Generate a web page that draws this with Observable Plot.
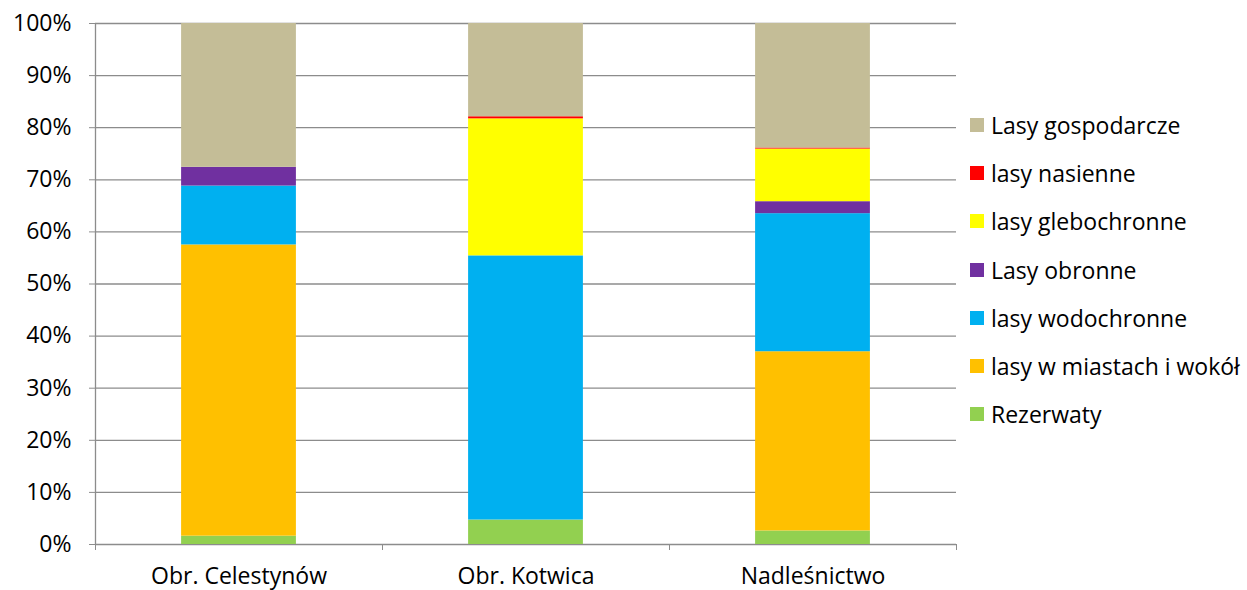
<!DOCTYPE html>
<html><head><meta charset="utf-8">
<script src="https://cdn.jsdelivr.net/npm/d3@7"></script>
<script src="https://cdn.jsdelivr.net/npm/@observablehq/plot@0.6"></script>
<style>
body{margin:0;background:#fff;font-family:"Open Sans",sans-serif;}
#wrap{position:relative;width:1247px;height:590px;}
#legend{position:absolute;left:970px;top:0;}
.li{position:absolute;left:0;display:flex;align-items:center;white-space:nowrap;font-size:23px;color:#000;height:26px;}
.sw{width:14px;height:14px;margin-right:7px;}
</style></head>
<body><div id="wrap"><div id="legend"></div></div>
<script>
const categories = ["Obr. Celestynów", "Obr. Kotwica", "Nadleśnictwo"];
// bottom-to-top stacking order
const series = ["Rezerwaty", "lasy w miastach i wokół", "lasy wodochronne", "Lasy obronne", "lasy glebochronne", "lasy nasienne", "Lasy gospodarcze"];
const colors = ["#92D050", "#FFC000", "#00B0F0", "#7030A0", "#FFFF00", "#FF0000", "#C4BD97"];
const celestynow = [1.6, 55.9, 11.3, 3.6, 0, 0, 27.6];
const kotwica = [4.7, 0, 50.7, 0, 26.3, 0.4, 17.9];
const nadlesnictwo = [2.6, 34.4, 26.5, 2.3, 10.1, 0.2, 23.9];
const yTicks = [0,10,20,30,40,50,60,70,80,90,100];

const valuesByCat = [celestynow, kotwica, nadlesnictwo];
const data = [];
valuesByCat.forEach((vals, ci) => vals.forEach((v, si) => data.push({ci, cat: categories[ci], series: series[si], value: v})));

const chart = Plot.plot({
  width: 1247, height: 590,
  marginLeft: 95, marginRight: 291, marginTop: 23, marginBottom: 46,
  style: {fontSize: "23px", fontFamily: "'Open Sans', sans-serif", color: "#000", background: "#fff"},
  x: {type: "linear", domain: [0, categories.length]},
  y: {domain: [0, 100]},
  color: {domain: series, range: colors},
  marks: [
    Plot.ruleY(yTicks, {stroke: "#8c8c8c", strokeWidth: 1.3}),
    Plot.ruleX([0], {stroke: "#8c8c8c", strokeWidth: 1.3}),
    Plot.rectY(data, Plot.stackY({x1: d => d.ci + 0.3, x2: d => d.ci + 0.7, y: "value", fill: "series", order: series})),
    Plot.axisY({ticks: yTicks, tickFormat: d => d + "%", tickSize: 6, tickPadding: 18, stroke: "#8c8c8c", label: null}),
    Plot.axisX({ticks: d3.range(categories.length + 1), tickFormat: () => "", tickSize: 6, stroke: "#8c8c8c", label: null}),
    Plot.axisX({ticks: categories.map((c, i) => i + 0.5), tickFormat: t => categories[Math.floor(t)], tickSize: 0, tickPadding: 23, label: null})
  ]
});
document.getElementById("wrap").prepend(chart);

const legendOrder = series.slice().reverse();
const leg = document.getElementById("legend");
legendOrder.forEach((s, i) => {
  const row = document.createElement("div");
  row.className = "li";
  row.style.top = (112 + i * 48.2) + "px";
  const sw = document.createElement("div");
  sw.className = "sw";
  sw.style.background = colors[series.indexOf(s)];
  const t = document.createElement("span");
  t.textContent = s;
  row.appendChild(sw); row.appendChild(t);
  leg.appendChild(row);
});
</script></body></html>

**********

Repeat the listing above from its first line through the line that contains "valuesByCat.forEach((vals, ci) =>", both included, and nothing more. Drop the pictures.

▸ **Correct answer**
Generate a web page that draws this with Observable Plot.
<!DOCTYPE html>
<html><head><meta charset="utf-8">
<script src="https://cdn.jsdelivr.net/npm/d3@7"></script>
<script src="https://cdn.jsdelivr.net/npm/@observablehq/plot@0.6"></script>
<style>
body{margin:0;background:#fff;font-family:"Open Sans",sans-serif;}
#wrap{position:relative;width:1247px;height:590px;}
#legend{position:absolute;left:970px;top:0;}
.li{position:absolute;left:0;display:flex;align-items:center;white-space:nowrap;font-size:23px;color:#000;height:26px;}
.sw{width:14px;height:14px;margin-right:7px;}
</style></head>
<body><div id="wrap"><div id="legend"></div></div>
<script>
const categories = ["Obr. Celestynów", "Obr. Kotwica", "Nadleśnictwo"];
// bottom-to-top stacking order
const series = ["Rezerwaty", "lasy w miastach i wokół", "lasy wodochronne", "Lasy obronne", "lasy glebochronne", "lasy nasienne", "Lasy gospodarcze"];
const colors = ["#92D050", "#FFC000", "#00B0F0", "#7030A0", "#FFFF00", "#FF0000", "#C4BD97"];
const celestynow = [1.6, 55.9, 11.3, 3.6, 0, 0, 27.6];
const kotwica = [4.7, 0, 50.7, 0, 26.3, 0.4, 17.9];
const nadlesnictwo = [2.6, 34.4, 26.5, 2.3, 10.1, 0.2, 23.9];
const yTicks = [0,10,20,30,40,50,60,70,80,90,100];

const valuesByCat = [celestynow, kotwica, nadlesnictwo];
const data = [];
valuesByCat.forEach((vals, ci) => vals.forEach((v, si) => data.push({ci, cat: categories[ci], series: series[si], value: v})));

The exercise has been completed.